SOURCE EXCERPT:
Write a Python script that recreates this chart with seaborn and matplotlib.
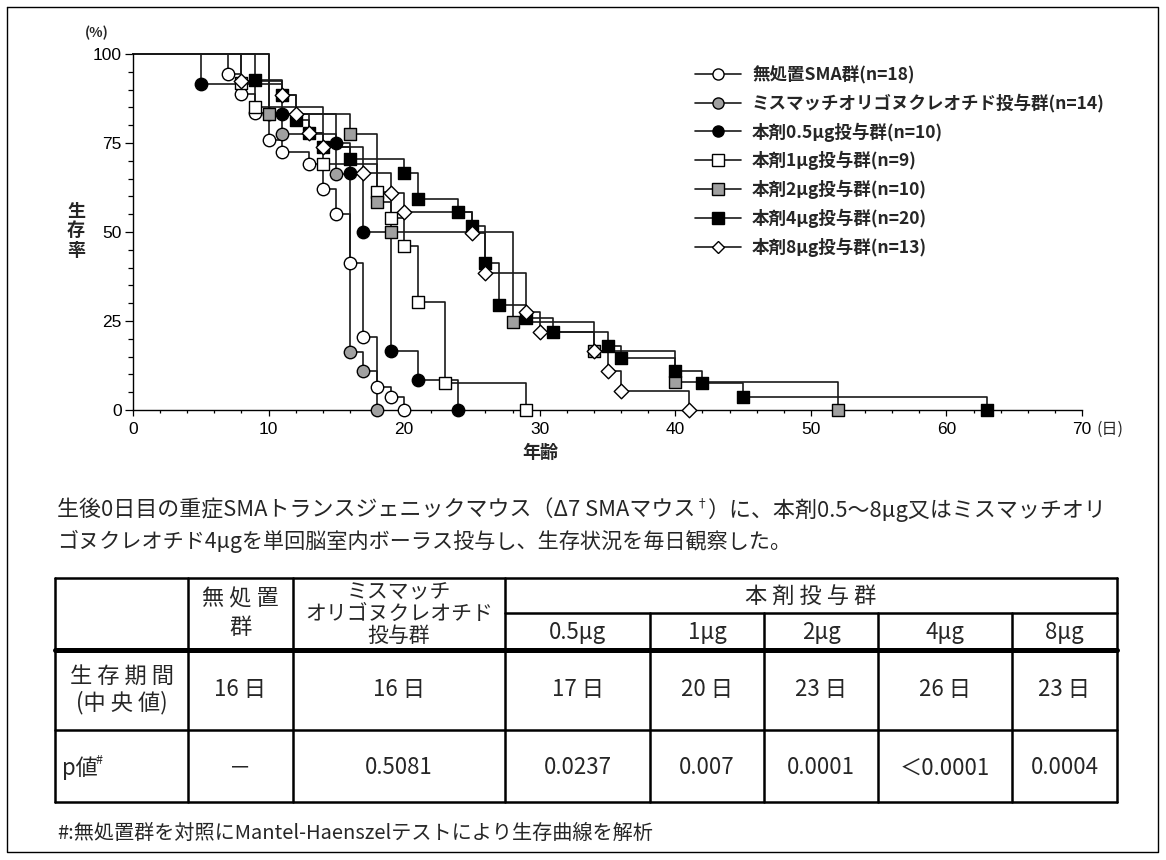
import matplotlib
matplotlib.use("Agg")
import matplotlib.pyplot as plt
import seaborn as sns
import pandas as pd
from matplotlib.lines import Line2D
from matplotlib.ticker import MultipleLocator
from matplotlib.font_manager import FontProperties

# ---- survival data (day of event, % surviving after the event) ----
group_labels = [
    "無処置SMA群(n=18)",
    "ミスマッチオリゴヌクレオチド投与群(n=14)",
    "本剤0.5μg投与群(n=10)",
    "本剤1μg投与群(n=9)",
    "本剤2μg投与群(n=10)",
    "本剤4μg投与群(n=20)",
    "本剤8μg投与群(n=13)",
]
untreated_days = [7, 8, 9, 10, 11, 13, 14, 15, 16, 17, 18, 19, 20]
untreated_surv = [94.4, 88.9, 83.3, 75.8, 72.5, 69.1, 62.1, 55.1, 41.3, 20.5, 6.5, 3.7, 0]
mismatch_days = [10, 11, 15, 16, 17, 18]
mismatch_surv = [83.1, 77.5, 66.3, 16.3, 11.0, 0]
dose05_days = [5, 11, 15, 16, 17, 19, 21, 24]
dose05_surv = [91.6, 83.1, 75.0, 66.6, 50.0, 16.6, 8.4, 0]
dose1_days = [8, 9, 14, 18, 19, 20, 21, 23, 29]
dose1_surv = [91.9, 85.1, 69.1, 61.2, 54.0, 46.1, 30.3, 7.6, 0]
dose2_days = [10, 16, 18, 19, 28, 34, 40, 52]
dose2_surv = [83.1, 77.5, 58.4, 50.0, 24.7, 16.6, 7.9, 0]
dose4_days = [9, 11, 12, 13, 14, 16, 20, 21, 24, 25, 26, 27, 29, 31, 35, 36, 40, 42, 45, 63]
dose4_surv = [92.7, 88.5, 81.5, 77.8, 73.9, 70.5, 66.6, 59.3, 55.6, 51.7, 41.3, 29.5,
              25.8, 21.9, 18.0, 14.6, 11.0, 7.6, 3.7, 0]
dose8_days = [8, 11, 12, 13, 14, 17, 19, 20, 25, 26, 29, 30, 34, 35, 36, 41]
dose8_surv = [92.3, 88.5, 83.1, 77.8, 73.9, 66.6, 61.0, 55.6, 49.7, 38.5, 27.6, 21.9,
              16.6, 11.0, 5.3, 0]

all_days = [untreated_days, mismatch_days, dose05_days, dose1_days,
            dose2_days, dose4_days, dose8_days]
all_surv = [untreated_surv, mismatch_surv, dose05_surv, dose1_surv,
            dose2_surv, dose4_surv, dose8_surv]

x_ticks = [0, 10, 20, 30, 40, 50, 60, 70]
y_ticks = [0, 25, 50, 75, 100]

# ---- table contents ----
dose_headers = ["0.5μg", "1μg", "2μg", "4μg", "8μg"]
median_days = [16, 16, 17, 20, 23, 26, 23]
p_values = ["－", "0.5081", "0.0237", "0.007", "0.0001", "＜0.0001", "0.0004"]

# ---- marker styles ----
markers = ["o", "o", "o", "s", "s", "s", "D"]
faces = ["white", "#a0a0a0", "black", "white", "#a0a0a0", "black", "white"]
msizes = [80, 80, 80, 80, 80, 80, 55]

sns.set_theme(style="ticks")
plt.rcParams["font.family"] = ["Noto Sans CJK JP", "DejaVu Sans"]
JP = ["Noto Sans CJK JP", "DejaVu Sans"]

W, H = 1166, 860
fig = plt.figure(figsize=(W / 100, H / 100), dpi=100)
fig.patch.set_facecolor("white")

# overlay in pixel coordinates for the caption, table and frame
over = fig.add_axes([0, 0, 1, 1])
over.set_xlim(0, W)
over.set_ylim(H, 0)
over.axis("off")

ax = fig.add_axes([133 / W, 1 - 410 / H, (1082 - 133) / W, (410 - 54) / H])
ax.set_facecolor("none")

# step curves
rows = []
for lab, ds, ss in zip(group_labels, all_days, all_surv):
    rows.append((lab, 0, 100.0))
    rows += [(lab, d, s) for d, s in zip(ds, ss)]
curve_df = pd.DataFrame(rows, columns=["group", "day", "surv"])
sns.lineplot(data=curve_df, x="day", y="surv", units="group", estimator=None,
             color="#1a1a1a", lw=1.2, drawstyle="steps-post", legend=False,
             sort=False, ax=ax, clip_on=False, zorder=2)

# event markers
for i, (ds, ss) in enumerate(zip(all_days, all_surv)):
    sns.scatterplot(x=ds, y=ss, marker=markers[i], s=msizes[i], color=faces[i],
                    edgecolor="black", linewidth=1.0, ax=ax, clip_on=False,
                    zorder=3 + i, legend=False)

ax.set_xlim(0, 70)
ax.set_ylim(0, 100)
ax.set_xticks(x_ticks)
ax.set_yticks(y_ticks)
ax.xaxis.set_minor_locator(MultipleLocator(2))
ax.yaxis.set_minor_locator(MultipleLocator(5))
for s in ["top", "right"]:
    ax.spines[s].set_visible(False)
for s in ["left", "bottom"]:
    ax.spines[s].set_linewidth(1.0)
    ax.spines[s].set_color("black")
ax.tick_params(axis="y", which="major", length=6, width=0.9, pad=2, direction="out", color="black")
ax.tick_params(axis="y", which="minor", length=3.6, width=0.9, direction="out", color="black")
ax.tick_params(axis="x", which="major", length=4.5, width=0.9, pad=4, direction="out", color="black")
ax.tick_params(axis="x", which="minor", length=2.5, width=0.9, direction="out", color="black")
for lbl in ax.get_xticklabels() + ax.get_yticklabels():
    lbl.set_fontfamily(["Liberation Sans", "DejaVu Sans"])
    lbl.set_fontsize(12.5)
    lbl.set_color("black")
ax.set_xlabel("")
ax.set_ylabel("")

# axis captions
over.text(97, 33, "(%)", fontsize=10, fontweight="bold", ha="center", va="center")
over.text(1096, 429, "(日)", fontsize=11.5, ha="left", va="center")
over.text(540, 452, "年齢", fontsize=13, fontweight="bold", ha="center", va="center")
over.text(76, 231, "生\n存\n率", fontsize=13, fontweight="bold", ha="center",
          va="center", linespacing=1.05)

# legend
handles = [Line2D([0], [0], color="#1a1a1a", lw=1.2, marker=markers[i],
                  markersize=8 if markers[i] != "D" else 6.5,
                  markerfacecolor=faces[i], markeredgecolor="black",
                  markeredgewidth=1.0) for i in range(len(group_labels))]
ax.legend(handles, group_labels, loc="upper left",
          bbox_to_anchor=(695 / W, 1 - 66 / H), bbox_transform=fig.transFigure,
          frameon=False, handlelength=2.6, handletextpad=0.66, labelspacing=0.55,
          borderpad=0, borderaxespad=0,
          prop=FontProperties(family=JP, size=12.6, weight="bold"))

# caption paragraph
renderer = fig.canvas.get_renderer()


def draw_runs(x, y, runs):
    for txt, size, dy in runs:
        t = over.text(x, y + dy, txt, fontsize=size, ha="left", va="center")
        x += t.get_window_extent(renderer).width


draw_runs(57, 510, [
    ("生後0日目の重症SMAトランスジェニックマウス（Δ7 SMAマウス", 15.8, 0),
    ("†", 9, -6),
    ("）に、本剤0.5～8μg又はミスマッチオリ", 15.8, 0),
])
over.text(57, 541, "ゴヌクレオチド4μgを単回脳室内ボーラス投与し、生存状況を毎日観察した。",
          fontsize=15.2, ha="left", va="center")

# table grid
xs = [55, 188, 293, 505, 650, 764, 878, 1012, 1117]
y_top, y_mid, y_head, y_row1, y_bot = 578, 613, 650, 730, 802
lw = 1.8
over.plot([xs[0], xs[-1]], [y_top, y_top], color="black", lw=lw)
over.plot([xs[0], xs[-1]], [y_bot, y_bot], color="black", lw=lw)
over.plot([xs[0], xs[-1]], [y_head, y_head], color="black", lw=3.6)
over.plot([xs[0], xs[-1]], [y_row1, y_row1], color="black", lw=lw)
over.plot([xs[3], xs[-1]], [y_mid, y_mid], color="black", lw=lw)
for i, xv in enumerate(xs):
    y0 = y_mid if 3 < i < len(xs) - 1 else y_top
    over.plot([xv, xv], [y0, y_bot], color="black", lw=lw)

cx = [(a + b) / 2 for a, b in zip(xs[:-1], xs[1:])]
fs = 16
over.text(cx[1], 613, "無 処 置\n群", fontsize=fs, ha="center", va="center", linespacing=1.3)
over.text(cx[2], 614, "ミスマッチ\nオリゴヌクレオチド\n投与群", fontsize=15, ha="center",
          va="center", linespacing=1.02)
over.text((xs[3] + xs[-1]) / 2, 596, "本 剤 投 与 群", fontsize=fs, ha="center", va="center")
for j, dh in enumerate(dose_headers):
    over.text(cx[3 + j], 632, dh, fontsize=fs, ha="center", va="center")

over.text(cx[0], 690, "生 存 期 間\n(中 央 値)", fontsize=fs, ha="center", va="center",
          linespacing=1.15)
for j, m in enumerate(median_days):
    over.text(cx[1 + j], 690, f"{m} 日", fontsize=fs, ha="center", va="center")

over.text(62, 768, "p値", fontsize=fs, ha="left", va="center")
over.text(96, 760, "#", fontsize=9, ha="left", va="center")
for j, p in enumerate(p_values):
    over.text(cx[1 + j], 768, p, fontsize=fs, ha="center", va="center")

over.text(57, 833, "#:無処置群を対照にMantel-Haenszelテストにより生存曲線を解析",
          fontsize=14.5, ha="left", va="center")

# outer frame
over.plot([7, 1158, 1158, 7, 7], [7, 7, 852, 852, 7], color="black", lw=1.0)

fig.savefig("out.png", dpi=100, facecolor="white")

WORK REQUIRED: Set the lines above down again, word for word, from the first through the one containing "from matplotlib.font_manager import"; pictures excluded.

RESULT FOR THIS TASK:
Write a Python script that recreates this chart with seaborn and matplotlib.
import matplotlib
matplotlib.use("Agg")
import matplotlib.pyplot as plt
import seaborn as sns
import pandas as pd
from matplotlib.lines import Line2D
from matplotlib.ticker import MultipleLocator
from matplotlib.font_manager import FontProperties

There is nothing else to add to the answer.